Ocean Newsletter

オーシャンニューズレター

第50号(2002.09.05発行)

第50号(2002.09.05 発行)

編集後記

ニューズレター編集委員会編集代表者(横浜国立大学国際社会学研究科教授)◆来生 新

◆本誌もはや50号。50と言う数字自体に意味があるわけではないが、一つの切れ目・節目でもあり、そんな感慨を込めての「東京湾特集」である。
◆すべての日本の海は、日本人の生き方・ありようを映し出す鏡である。白砂青松の海は、そのような海をはぐくむ暮らしぶりを映し出し、現在の東京湾は、現在のわれわれの暮らしぶりを映し出す。現在の東京湾は、臨海部の埋め立てによるコンビナート造成を主要な手段として、1950年代後半から極めて短時間のうちに世界有数の経済社会を作り上げ、その成果を高度な消費生活という形で享受する、2600万の巨大な密集した飽食人口を背後に抱える海である。
◆家康の江戸開府以来続いた江戸前の海の豊饒さが昭和30年代初期に失われ、われわれが多くのものを失ったことを、東京湾が変わったと表現すべきではない。東京湾に映し出されるわれわれの暮らし方が変わってしまったのである。
◆菱田昌孝氏の「江戸前の東京湾は呼び戻せるか」、信国正勝氏の「東京湾を親しみやすく美しい海にするために」は、いずれも「東京湾再生計画」による東京湾の改善への期待がまだ可能なことを示す。
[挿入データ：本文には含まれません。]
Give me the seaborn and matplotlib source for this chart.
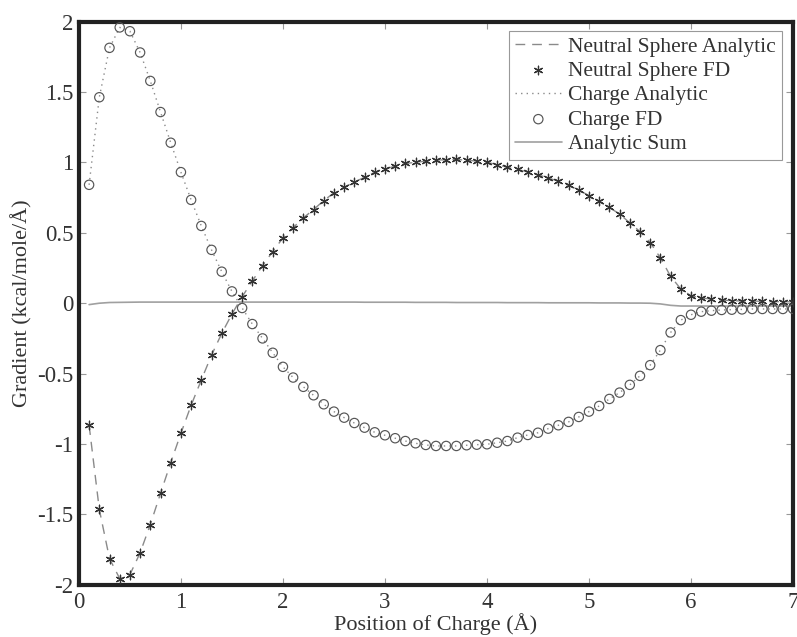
import numpy as np
import pandas as pd
import matplotlib
matplotlib.use("Agg")
import matplotlib.pyplot as plt
import seaborn as sns

# Position of charge (Angstrom), sampled every 0.1
position = np.round(np.arange(1, 71) * 0.1, 1)

neutral_fd = [
    -0.867, -1.465, -1.814, -1.956, -1.928, -1.773, -1.572, -1.351, -1.133, -0.924,
    -0.725, -0.545, -0.369, -0.215, -0.077, 0.046, 0.158, 0.267, 0.367, 0.464,
    0.537, 0.606, 0.665, 0.729, 0.784, 0.824, 0.860, 0.895, 0.930, 0.952,
    0.974, 0.993, 1.000, 1.010, 1.018, 1.018, 1.022, 1.015, 1.010, 1.000,
    0.985, 0.965, 0.950, 0.932, 0.912, 0.890, 0.866, 0.837, 0.803, 0.765,
    0.723, 0.680, 0.633, 0.571, 0.509, 0.431, 0.322, 0.191, 0.101, 0.053,
    0.037, 0.030, 0.023, 0.018, 0.016, 0.016, 0.013, 0.011, 0.011, 0.010,
]

charge_fd = [
    0.841, 1.463, 1.814, 1.959, 1.932, 1.781, 1.579, 1.358, 1.140, 0.931,
    0.734, 0.549, 0.379, 0.224, 0.084, -0.034, -0.148, -0.250, -0.352, -0.452,
    -0.528, -0.594, -0.654, -0.718, -0.770, -0.813, -0.851, -0.884, -0.917, -0.938,
    -0.959, -0.979, -0.995, -1.007, -1.014, -1.014, -1.014, -1.009, -1.005, -1.002,
    -0.991, -0.979, -0.955, -0.936, -0.920, -0.891, -0.867, -0.843, -0.808, -0.770,
    -0.730, -0.680, -0.635, -0.580, -0.516, -0.440, -0.333, -0.208, -0.120, -0.082,
    -0.060, -0.053, -0.048, -0.046, -0.044, -0.041, -0.041, -0.041, -0.041, -0.040,
]

# analytic curves lie on top of the FD points
neutral_analytic = list(neutral_fd)
charge_analytic = list(charge_fd)

analytic_sum = [
    -0.010, 0.000, 0.005, 0.006, 0.007, 0.008, 0.008, 0.008, 0.008, 0.008,
    0.008, 0.008, 0.008, 0.008, 0.008, 0.008, 0.008, 0.008, 0.008, 0.008,
    0.008, 0.008, 0.008, 0.008, 0.008, 0.008, 0.008, 0.007, 0.007, 0.007,
    0.007, 0.007, 0.006, 0.006, 0.006, 0.006, 0.005, 0.005, 0.005, 0.005,
    0.005, 0.004, 0.004, 0.004, 0.004, 0.003, 0.003, 0.003, 0.003, 0.003,
    0.002, 0.002, 0.002, 0.001, 0.001, 0.000, -0.005, -0.015, -0.020, -0.020,
    -0.020, -0.020, -0.020, -0.020, -0.020, -0.020, -0.020, -0.020, -0.020, -0.020,
]

df = pd.DataFrame({
    "x": position,
    "neutral_fd": neutral_fd,
    "charge_fd": charge_fd,
    "neutral_an": neutral_analytic,
    "charge_an": charge_analytic,
    "sum": analytic_sum,
})

sns.set_style("ticks")
plt.rcParams["font.family"] = ["Liberation Serif", "DejaVu Serif"]

fig = plt.figure(figsize=(7.97, 6.37), dpi=100)
ax = fig.add_axes([0.099, 0.082, 0.896, 0.884])

sns.lineplot(data=df, x="x", y="neutral_an", ax=ax, color="#8a8a8a", lw=1.0,
             linestyle=(0, (7, 5)), label="Neutral Sphere Analytic", zorder=2)
sns.scatterplot(data=df, x="x", y="neutral_fd", ax=ax, marker=(6, 2, 0), s=38,
                color="#333333", linewidth=0.9, label="Neutral Sphere FD", zorder=3)
sns.lineplot(data=df, x="x", y="charge_an", ax=ax, color="#8a8a8a", lw=1.0,
             linestyle=(0, (1, 3)), label="Charge Analytic", zorder=2)
sns.scatterplot(data=df, x="x", y="charge_fd", ax=ax, marker="o", s=45,
                facecolor="none", edgecolor="#555555", linewidth=0.85,
                label="Charge FD", zorder=3)
sns.lineplot(data=df, x="x", y="sum", ax=ax, color="#a0a0a0", lw=1.2,
             label="Analytic Sum", zorder=2)

ax.set_xlim(0, 7)
ax.set_ylim(-2, 2)
ax.set_xticks(range(0, 8))
ax.set_yticks([-2, -1.5, -1, -0.5, 0, 0.5, 1, 1.5, 2])
ax.set_yticklabels(["-2", "-1.5", "-1", "-0.5", "0", "0.5", "1", "1.5", "2"])
ax.set_xlabel("Position of Charge (Å)", fontsize=16, color="#333333", labelpad=0)
ax.set_ylabel("Gradient (kcal/mole/Å)", fontsize=16, color="#333333", labelpad=3)

ax.tick_params(direction="in", length=5, width=0.8, color="#999999",
               labelsize=16.5, labelcolor="#333333", top=True, right=True)
ax.tick_params(axis="x", pad=5)
ax.tick_params(axis="y", pad=4)
for sp in ax.spines.values():
    sp.set_linewidth(3)
    sp.set_color("#222222")

leg = ax.legend(loc="upper right", bbox_to_anchor=(0.984, 0.983), fontsize=15.5,
                frameon=True, fancybox=False, edgecolor="#999999", framealpha=1,
                handlelength=2.2, labelspacing=0.2, borderpad=0.25,
                handletextpad=0.3, borderaxespad=0)
leg.get_frame().set_linewidth(0.8)
leg.set_zorder(5)
for t in leg.get_texts():
    t.set_color("#333333")

fig.savefig("out.png", dpi=100)
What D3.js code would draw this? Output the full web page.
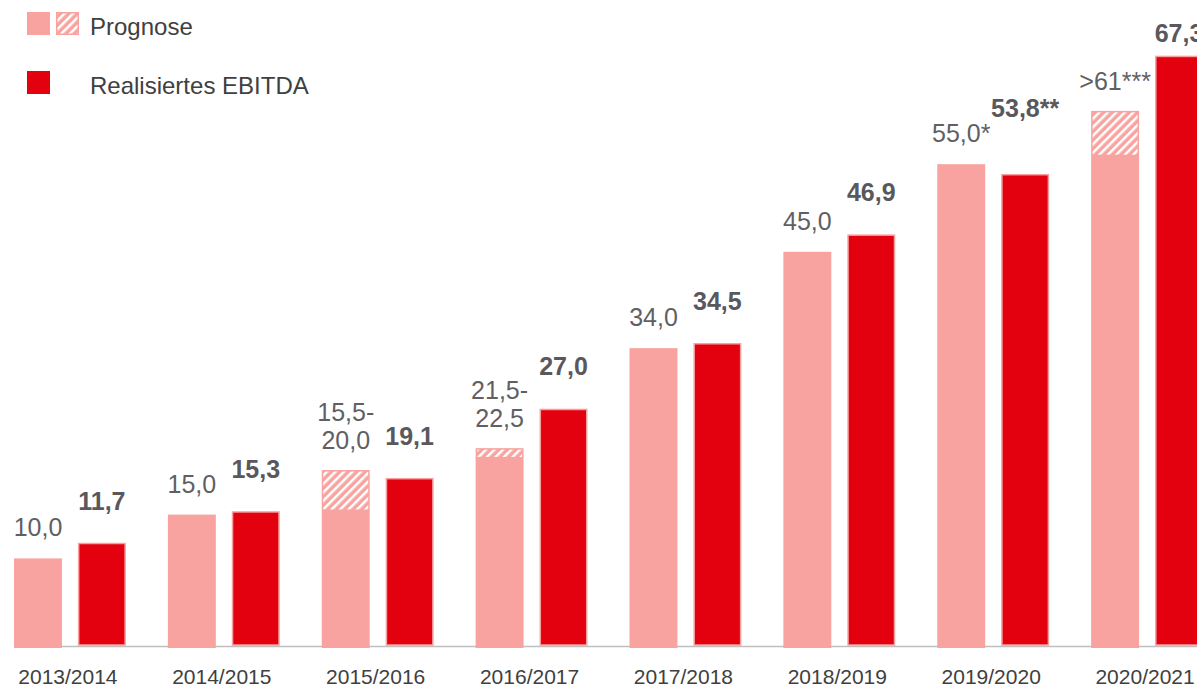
<!doctype html>
<html lang="de">
  <head>
    <meta charset="utf-8" />
    <title>EBITDA Prognose</title>
    <style>
      body { margin: 0; background: #fff; }
      text { font-family: "Liberation Sans", Arial, sans-serif; }
    </style>
  </head>
  <body>
    <div id="my_dataviz"></div>
    <script src="https://d3js.org/d3.v7.min.js"></script>
    <script>
// the data
var categories = ["2013/2014", "2014/2015", "2015/2016", "2016/2017", "2017/2018", "2018/2019", "2019/2020", "2020/2021"];
var forecastLow = [10.0, 15.0, 15.5, 21.5, 34.0, 45.0, 55.0, 56.0];   // solid part of the forecast
var forecastHigh = [10.0, 15.0, 20.0, 22.5, 34.0, 45.0, 55.0, 61.0];  // top of the hatched range
var actual = [11.7, 15.3, 19.1, 27.0, 34.5, 46.9, 53.8, 67.3];
var forecastLabels = [["10,0"], ["15,0"], ["15,5-", "20,0"], ["21,5-", "22,5"], ["34,0"], ["45,0"], ["55,0*"], [">61***"]];
var actualLabels = ["11,7", "15,3", "19,1", "27,0", "34,5", "46,9", "53,8**", "67,3"];
var legendLabels = ["Prognose", "Realisiertes EBITDA"];

var data = categories.map(function(c, i) {
  return { cat: c, low: forecastLow[i], high: forecastHigh[i], actual: actual[i],
           fLabel: forecastLabels[i], aLabel: actualLabels[i] };
});

var width = 1197, height = 687;
var pink = "#f8a3a0", red = "#e3000f", grey = "#5f5f64";

var svg = d3.select("#my_dataviz")
  .append("svg")
    .attr("width", width)
    .attr("height", height);

// hatch for the forecast range
var pattern = svg.append("defs").append("pattern")
    .attr("id", "hatch")
    .attr("patternUnits", "userSpaceOnUse")
    .attr("width", 6)
    .attr("height", 6)
    .attr("patternTransform", "rotate(45)");
pattern.append("rect").attr("width", 6).attr("height", 6).attr("fill", pink);
pattern.append("line")
    .attr("x1", 0).attr("y1", 0).attr("x2", 0).attr("y2", 6)
    .attr("stroke", "#fff").attr("stroke-width", 5);

// scales - the last group runs off the right edge, as in the slide
var x = d3.scaleBand()
    .domain(categories)
    .range([14, 1203])
    .paddingInner(0.273)
    .paddingOuter(0);

var xSub = d3.scaleBand()
    .domain(["forecast", "actual"])
    .range([0, x.bandwidth()])
    .paddingInner(0.25);

var y = d3.scaleLinear()
    .domain([0, 70])
    .range([646, 646 - 70 * 8.76]);

// axis line
svg.append("line")
    .attr("x1", 25).attr("x2", width)
    .attr("y1", y(0) + 0.5).attr("y2", y(0) + 0.5)
    .attr("stroke", "#bfbfbf")
    .attr("stroke-width", 1.5);

var groups = svg.selectAll("g.cat")
  .data(data)
  .enter()
  .append("g")
    .attr("class", "cat")
    .attr("transform", function(d) { return "translate(" + x(d.cat) + ",0)"; });

// forecast: hatched range first, solid part on top
groups.filter(function(d) { return d.high > d.low; })
  .append("rect")
    .attr("x", xSub("forecast") + 0.75)
    .attr("y", function(d) { return y(d.high); })
    .attr("width", xSub.bandwidth() - 1.5)
    .attr("height", function(d) { return y(d.low) - y(d.high); })
    .attr("fill", "url(#hatch)")
    .attr("stroke", pink)
    .attr("stroke-width", 1.5);

groups.append("rect")
    .attr("x", xSub("forecast"))
    .attr("y", function(d) { return y(d.low); })
    .attr("width", xSub.bandwidth())
    .attr("height", function(d) { return y(0) - y(d.low) + 2; })
    .attr("fill", pink);

// realised EBITDA
groups.append("rect")
    .attr("x", xSub("actual") + 0.75)
    .attr("y", function(d) { return y(d.actual); })
    .attr("width", xSub.bandwidth() - 1.5)
    .attr("height", function(d) { return y(0) - y(d.actual) - 1; })
    .attr("fill", red)
    .attr("stroke", "#f7a09e")
    .attr("stroke-width", 1.5);

// forecast labels (may be two lines)
function forecastBase(d) { return y(d.high) - 22; }

groups.append("text")
    .attr("text-anchor", "middle")
    .attr("fill", grey)
    .style("font-size", "25px")
    .each(function(d) {
      var t = d3.select(this);
      var n = d.fLabel.length;
      d.fLabel.forEach(function(s, i) {
        t.append("tspan")
          .attr("x", xSub("forecast") + xSub.bandwidth() / 2)
          .attr("y", forecastBase(d) - (n - 1 - i) * 28)
          .text(s);
      });
    });

// actual labels: lift above the forecast label when the bar falls short
// of the forecast, keep clear of the top edge
groups.append("text")
    .attr("x", xSub("actual") + xSub.bandwidth() / 2)
    .attr("y", function(d) {
      var b = d.actual < d.low ? forecastBase(d) - 25 : y(d.actual) - 34;
      return Math.max(b, 42);
    })
    .attr("text-anchor", "middle")
    .attr("fill", "#58585d")
    .style("font-size", "25px")
    .style("font-weight", "bold")
    .text(function(d) { return d.aLabel; });

// category labels
groups.append("text")
    .attr("x", x.bandwidth() / 2 - 2)
    .attr("y", 684)
    .attr("text-anchor", "middle")
    .attr("fill", "#404040")
    .style("font-size", "21px")
    .text(function(d) { return d.cat; });

// legend
var legend = svg.append("g");
legend.append("rect").attr("x", 27).attr("y", 12).attr("width", 23).attr("height", 23).attr("fill", pink);
legend.append("rect").attr("x", 56.75).attr("y", 12.75).attr("width", 21.5).attr("height", 21.5)
    .attr("fill", "url(#hatch)").attr("stroke", pink).attr("stroke-width", 1.5);
legend.append("rect").attr("x", 27).attr("y", 71).attr("width", 23).attr("height", 23).attr("fill", red);
legend.selectAll("text")
  .data(legendLabels)
  .enter()
  .append("text")
    .attr("x", 90)
    .attr("y", function(d, i) { return 35 + i * 59; })
    .attr("fill", "#404040")
    .style("font-size", "24px")
    .text(function(d) { return d; });
    </script>
  </body>
</html>
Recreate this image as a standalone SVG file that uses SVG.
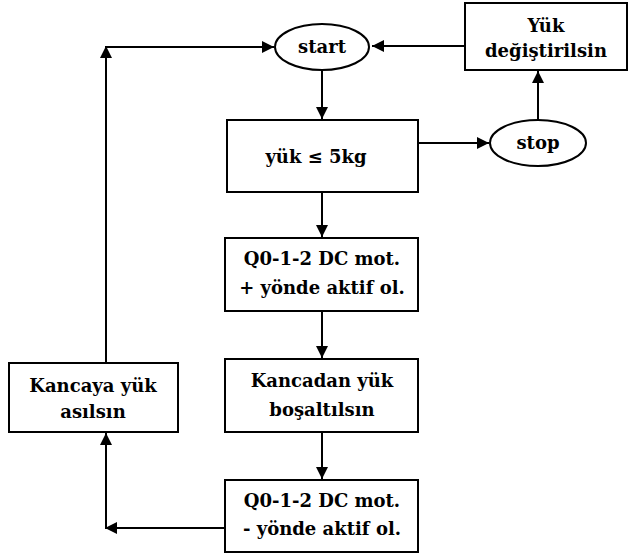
<svg xmlns="http://www.w3.org/2000/svg" width="629" height="555" viewBox="0 0 629 555">
<style>
.box{fill:#fff;stroke:#000;stroke-width:2}
.ln{fill:none;stroke:#000;stroke-width:2}
text{font-family:"DejaVu Serif","Liberation Serif",serif;font-weight:bold;font-size:18px;fill:#000;text-anchor:middle;dominant-baseline:central}
</style>
<defs>
<marker id="ah" viewBox="0 0 10 10" refX="10" refY="5" markerWidth="6.5" markerHeight="6" orient="auto" markerUnits="strokeWidth">
<path d="M0,0 L10,5 L0,10 z" fill="#000"/>
</marker>
</defs>
<rect width="629" height="555" fill="#fff"/>
<g id="connectors">
<path class="ln" d="M465,46 H372" marker-end="url(#ah)"/>
<path class="ln" d="M322,70 V119" marker-end="url(#ah)"/>
<path class="ln" d="M418,143 H489" marker-end="url(#ah)"/>
<path class="ln" d="M538,120 V71" marker-end="url(#ah)"/>
<path class="ln" d="M322,192 V237" marker-end="url(#ah)"/>
<path class="ln" d="M322,311 V358" marker-end="url(#ah)"/>
<path class="ln" d="M322,432 V479" marker-end="url(#ah)"/>
<path class="ln" d="M225,528 H105" marker-end="url(#ah)"/>
<path class="ln" d="M106,528 V433" marker-end="url(#ah)"/>
<path class="ln" d="M106,363 V46" marker-end="url(#ah)"/>
<path class="ln" d="M106,47 H274" marker-end="url(#ah)"/>
</g>
<g id="start"><ellipse class="box" cx="322" cy="47" rx="47" ry="23"/><text x="322" y="46">start</text></g>
<g id="yuk-degistir"><rect class="box" x="465" y="3" width="162" height="67"/><text x="546" y="25">Yük</text><text x="546" y="50">değiştirilsin</text></g>
<g id="yuk-5kg"><rect class="box" x="227" y="120" width="191" height="72"/><text x="316" y="156">yük ≤ 5kg</text></g>
<g id="stop"><ellipse class="box" cx="538" cy="143" rx="48" ry="23"/><text x="538" y="142">stop</text></g>
<g id="q0-plus"><rect class="box" x="225" y="238" width="193" height="73"/><text x="322" y="258">Q0-1-2 DC mot.</text><text x="322" y="287">+ yönde aktif ol.</text></g>
<g id="kancadan"><rect class="box" x="225" y="359" width="193" height="73"/><text x="322" y="380">Kancadan yük</text><text x="322" y="409">boşaltılsın</text></g>
<g id="q0-minus"><rect class="box" x="225" y="480" width="193" height="72"/><text x="322" y="500">Q0-1-2 DC mot.</text><text x="322" y="528">- yönde aktif ol.</text></g>
<g id="kancaya"><rect class="box" x="9" y="363" width="169" height="69"/><text x="93" y="385">Kancaya yük</text><text x="93" y="411">asılsın</text></g>
</svg>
渡邉豊氏の「東京湾臨海部の都市計画の功罪」は、変わることによってわれわれが失う、目に見えないものの大きさを指摘する。いずれにせよ万物は流転し、良かれ悪しかれ、われわれもまた変わらざるをえない。
◆「初秋や命の色の海の紺」(矢須恵由)。「命の色」である「海の紺」を取り戻すために、われわれはこれからの10年、20年でいかに変わりうるのか。本誌はその変化を映し出す鏡である海の代弁者としてそれを見守っていきたい。